Türkiye’de Yasalar Neden Çiğneniyor?
Türkiye’de yasalara uyum sorunu uzun yıllardır gündemden düşmeyen bir konu. Peki, neden bu kadar çok insan yasaları ihlal ediyor? Bu soruya yanıt ararken, meseleyi sadece bireysel ahlak eksikliğiyle açıklamak yetersiz kalır. Asıl mesele, toplumun adalet sistemine olan güveni ve hukukun uygulanış biçiminde saklı.
Birincisi, cezasızlık algısı toplumda kök salmış durumda. Hukukun üstünlüğü ilkesinin zayıfladığı yerlerde, yasaları çiğnemenin sonuçsuz kalacağı düşüncesi güçlenir. İnsanlar, özellikle de nüfuzlu kişiler, suç işlediklerinde adil bir şekilde yargılanmayacaklarına inanırlarsa, kuralları çiğnemekte sakınca görmezler. Bu durum, “Bana bir şey olmaz” anlayışını besler ve sıradan vatandaşlara da kötü örnek olur.
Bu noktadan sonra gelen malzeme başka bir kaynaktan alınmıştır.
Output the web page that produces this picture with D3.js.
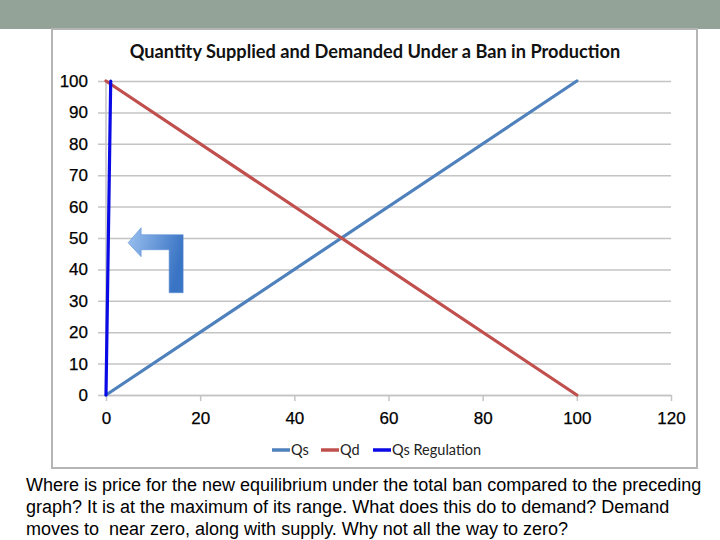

İkincisi, adalet mekanizmasının yavaş ve bazen taraflı işlemesi güven bunalımına yol açar. Yıllarca süren davalar, sonuçlanmayan soruşturmalar, üstü kapatılan yolsuzluk dosyaları toplumun hukuka olan inancını sarsar. Bir ülkede yasalar adil ve eşit şekilde uygulanmıyorsa, insanlar kendi çıkarlarını korumak için kuralları esnetme yoluna gidebilirler.
Bir diğer faktör ise eğitim ve toplumsal bilinç eksikliği. Yasaların yalnızca cezalandırıcı değil, toplumsal düzeni koruyucu işlevi olduğunun anlatılmaması, bireylerin hukuku bir engel olarak görmesine sebep olur. Yasaların kişisel özgürlükleri kısıtlamak için değil, herkesin hakkını korumak için var olduğu bilinci toplumda yeterince yerleşmiş değil.
Son olarak, liyakatsizliğin ve siyasi bağlantıların hukukun önüne geçtiği bir ortamda, insanlar haklı olmaktan ziyade güçlü olmanın peşine düşüyorlar. Adaletin güçlülerin yanında olduğu algısı, kuralların çiğnenmesini sıradanlaştırıyor.
Peki çözüm ne? Öncelikle adalet sisteminin bağımsızlığı yeniden tesis edilmeli ve cezasızlık kültürü ortadan kaldırılmalı. Hukukun herkese eşit şekilde uygulanacağına dair toplumda güven inşa edilmeden, yasaları çiğnemek alışkanlık olmaktan çıkmaz. Eğitim sisteminde hukukun rolü ve toplumdaki yeri doğru bir şekilde anlatılmalı, bireylerin yasalara olan saygısı artırılmalıdır.
Unutulmamalı ki, hukuk olmadan adalet; adalet olmadan ise özgürlük sürdürülemez. Toplumsal düzenin temel taşı olan yasaları korumak hepimizin sorumluluğudur.